Aim of the task: Quote the records exactly, starting at the first line and stopping after the line with "var yMin = 0, yMax = 0.4, yInterval = 0.1;"; skip the pictures.
#####
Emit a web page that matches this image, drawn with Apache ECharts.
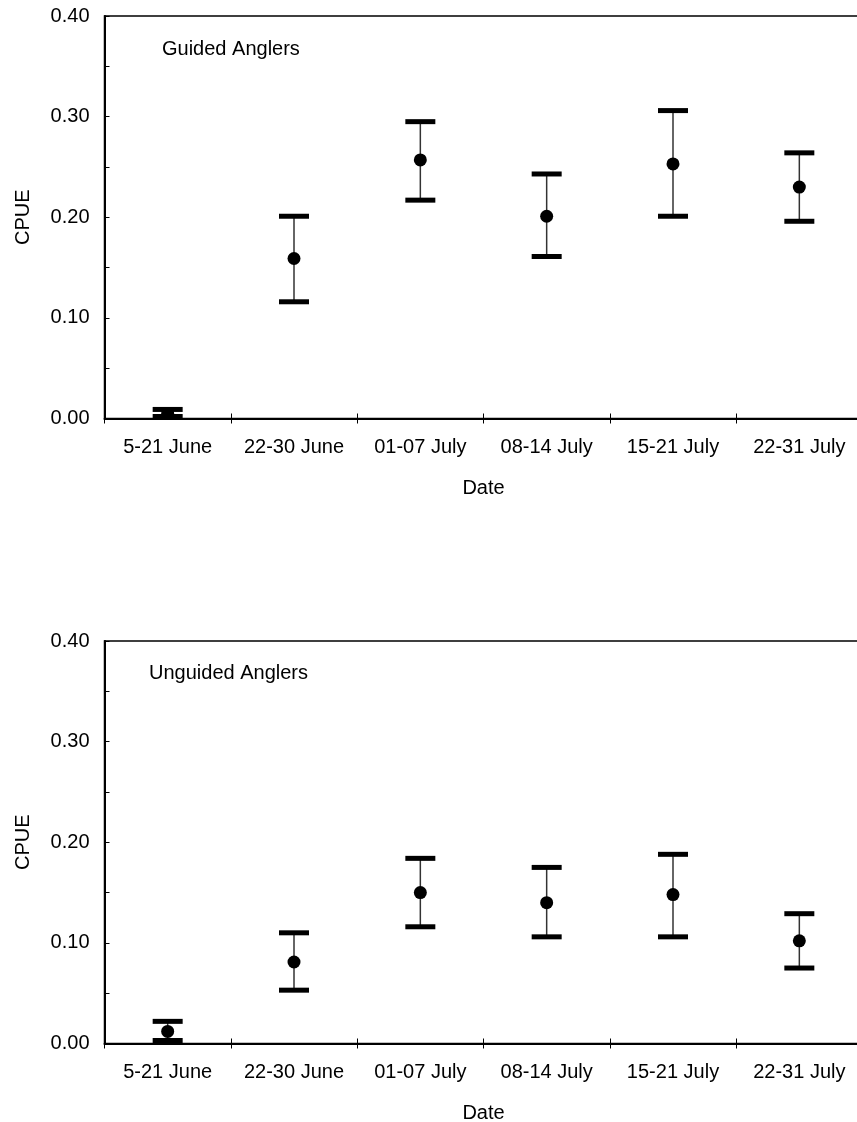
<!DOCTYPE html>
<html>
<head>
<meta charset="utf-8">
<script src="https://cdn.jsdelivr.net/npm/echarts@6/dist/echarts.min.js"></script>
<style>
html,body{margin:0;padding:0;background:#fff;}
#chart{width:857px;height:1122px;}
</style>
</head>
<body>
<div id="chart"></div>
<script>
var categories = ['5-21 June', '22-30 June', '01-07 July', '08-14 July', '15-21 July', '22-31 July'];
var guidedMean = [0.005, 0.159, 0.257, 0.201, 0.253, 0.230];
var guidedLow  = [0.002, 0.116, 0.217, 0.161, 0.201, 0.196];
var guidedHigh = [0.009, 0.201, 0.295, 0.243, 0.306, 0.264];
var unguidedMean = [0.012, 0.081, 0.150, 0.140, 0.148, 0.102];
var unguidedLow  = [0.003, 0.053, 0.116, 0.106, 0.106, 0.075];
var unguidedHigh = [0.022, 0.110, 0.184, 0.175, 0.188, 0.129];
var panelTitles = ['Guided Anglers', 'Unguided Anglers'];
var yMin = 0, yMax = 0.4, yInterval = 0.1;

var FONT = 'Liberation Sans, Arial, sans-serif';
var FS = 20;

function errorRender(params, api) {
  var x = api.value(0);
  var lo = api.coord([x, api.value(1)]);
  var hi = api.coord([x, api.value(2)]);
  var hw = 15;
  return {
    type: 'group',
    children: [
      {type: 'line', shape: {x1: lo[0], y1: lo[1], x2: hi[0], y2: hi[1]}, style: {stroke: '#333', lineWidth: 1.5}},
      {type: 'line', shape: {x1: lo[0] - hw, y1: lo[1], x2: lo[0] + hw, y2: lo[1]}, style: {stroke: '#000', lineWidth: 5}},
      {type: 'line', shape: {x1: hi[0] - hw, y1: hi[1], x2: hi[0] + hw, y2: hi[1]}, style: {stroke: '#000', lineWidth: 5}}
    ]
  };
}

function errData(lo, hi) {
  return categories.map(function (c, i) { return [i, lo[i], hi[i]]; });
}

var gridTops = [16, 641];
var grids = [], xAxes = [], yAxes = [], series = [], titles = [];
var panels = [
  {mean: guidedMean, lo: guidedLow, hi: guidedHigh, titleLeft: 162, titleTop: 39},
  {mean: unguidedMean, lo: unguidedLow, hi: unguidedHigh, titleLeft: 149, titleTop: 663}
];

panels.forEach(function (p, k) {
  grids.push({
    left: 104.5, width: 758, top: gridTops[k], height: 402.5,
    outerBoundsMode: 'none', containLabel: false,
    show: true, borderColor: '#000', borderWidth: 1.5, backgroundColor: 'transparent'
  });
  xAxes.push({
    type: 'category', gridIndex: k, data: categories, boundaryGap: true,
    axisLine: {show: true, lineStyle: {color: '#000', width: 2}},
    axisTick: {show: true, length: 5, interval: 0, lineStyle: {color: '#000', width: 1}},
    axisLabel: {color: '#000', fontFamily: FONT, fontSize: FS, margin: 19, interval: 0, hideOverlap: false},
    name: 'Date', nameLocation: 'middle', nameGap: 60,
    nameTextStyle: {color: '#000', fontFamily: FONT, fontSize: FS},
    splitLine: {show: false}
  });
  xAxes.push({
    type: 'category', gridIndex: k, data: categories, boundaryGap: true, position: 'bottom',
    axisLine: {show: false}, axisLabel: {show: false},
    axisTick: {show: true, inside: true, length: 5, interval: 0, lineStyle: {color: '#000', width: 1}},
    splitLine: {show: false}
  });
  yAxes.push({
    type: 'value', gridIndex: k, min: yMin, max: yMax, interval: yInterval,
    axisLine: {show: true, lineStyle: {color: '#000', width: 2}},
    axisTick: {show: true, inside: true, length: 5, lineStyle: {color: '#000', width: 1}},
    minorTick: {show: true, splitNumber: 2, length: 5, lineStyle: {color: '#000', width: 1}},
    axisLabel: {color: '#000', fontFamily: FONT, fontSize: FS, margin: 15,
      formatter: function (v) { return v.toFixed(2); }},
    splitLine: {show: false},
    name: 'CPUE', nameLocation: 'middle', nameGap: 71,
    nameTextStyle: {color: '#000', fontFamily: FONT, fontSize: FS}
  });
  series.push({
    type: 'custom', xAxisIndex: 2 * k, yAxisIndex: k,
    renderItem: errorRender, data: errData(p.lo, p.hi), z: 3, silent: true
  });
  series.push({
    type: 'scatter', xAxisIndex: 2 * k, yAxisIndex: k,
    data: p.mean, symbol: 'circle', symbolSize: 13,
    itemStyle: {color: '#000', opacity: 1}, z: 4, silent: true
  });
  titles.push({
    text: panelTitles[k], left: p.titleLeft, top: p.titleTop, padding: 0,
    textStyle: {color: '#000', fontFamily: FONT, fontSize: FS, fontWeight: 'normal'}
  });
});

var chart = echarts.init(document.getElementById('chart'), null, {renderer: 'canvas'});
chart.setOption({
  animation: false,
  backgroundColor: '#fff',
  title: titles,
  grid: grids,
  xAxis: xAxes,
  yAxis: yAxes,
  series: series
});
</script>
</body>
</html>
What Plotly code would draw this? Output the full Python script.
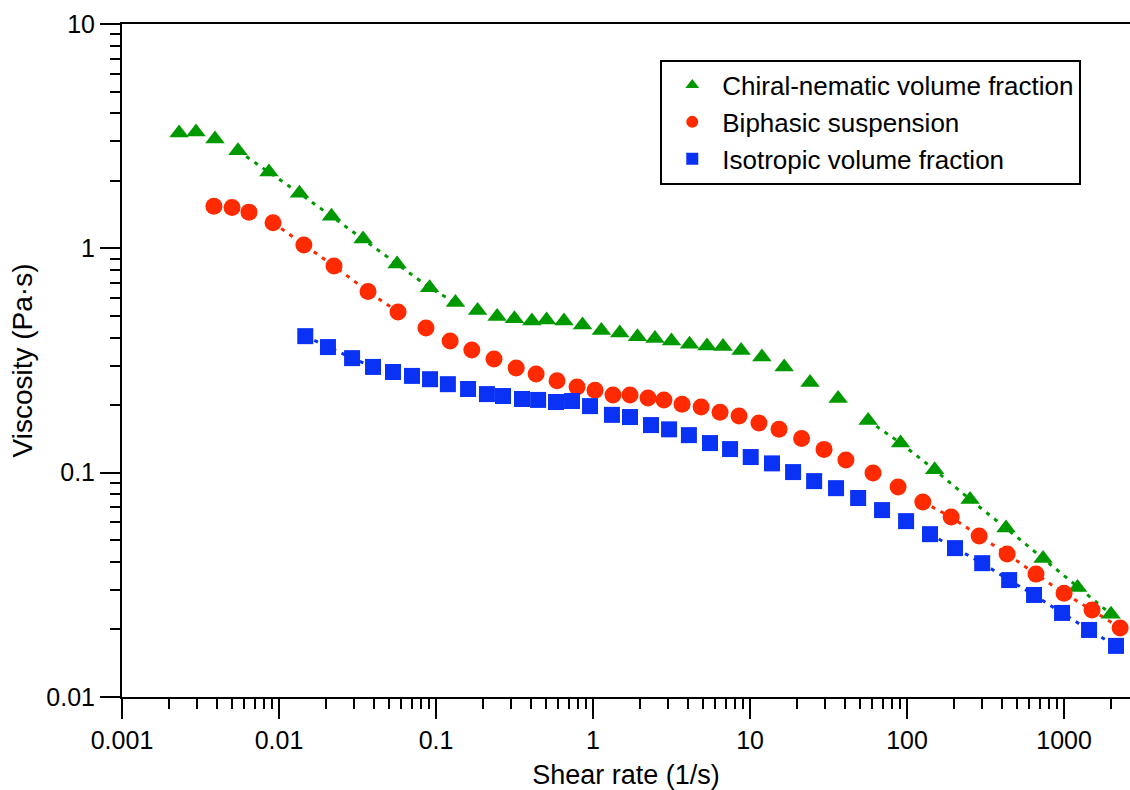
#####
Answer to the problem:
Emit a web page that matches this image, drawn with Apache ECharts.
<!DOCTYPE html>
<html>
<head>
<meta charset="utf-8">
<script src="https://cdn.jsdelivr.net/npm/echarts@6/dist/echarts.min.js"></script>
<style>
html,body{margin:0;padding:0;background:#fff;}
#chart{width:857px;height:1122px;}
</style>
</head>
<body>
<div id="chart"></div>
<script>
var categories = ['5-21 June', '22-30 June', '01-07 July', '08-14 July', '15-21 July', '22-31 July'];
var guidedMean = [0.005, 0.159, 0.257, 0.201, 0.253, 0.230];
var guidedLow  = [0.002, 0.116, 0.217, 0.161, 0.201, 0.196];
var guidedHigh = [0.009, 0.201, 0.295, 0.243, 0.306, 0.264];
var unguidedMean = [0.012, 0.081, 0.150, 0.140, 0.148, 0.102];
var unguidedLow  = [0.003, 0.053, 0.116, 0.106, 0.106, 0.075];
var unguidedHigh = [0.022, 0.110, 0.184, 0.175, 0.188, 0.129];
var panelTitles = ['Guided Anglers', 'Unguided Anglers'];
var yMin = 0, yMax = 0.4, yInterval = 0.1;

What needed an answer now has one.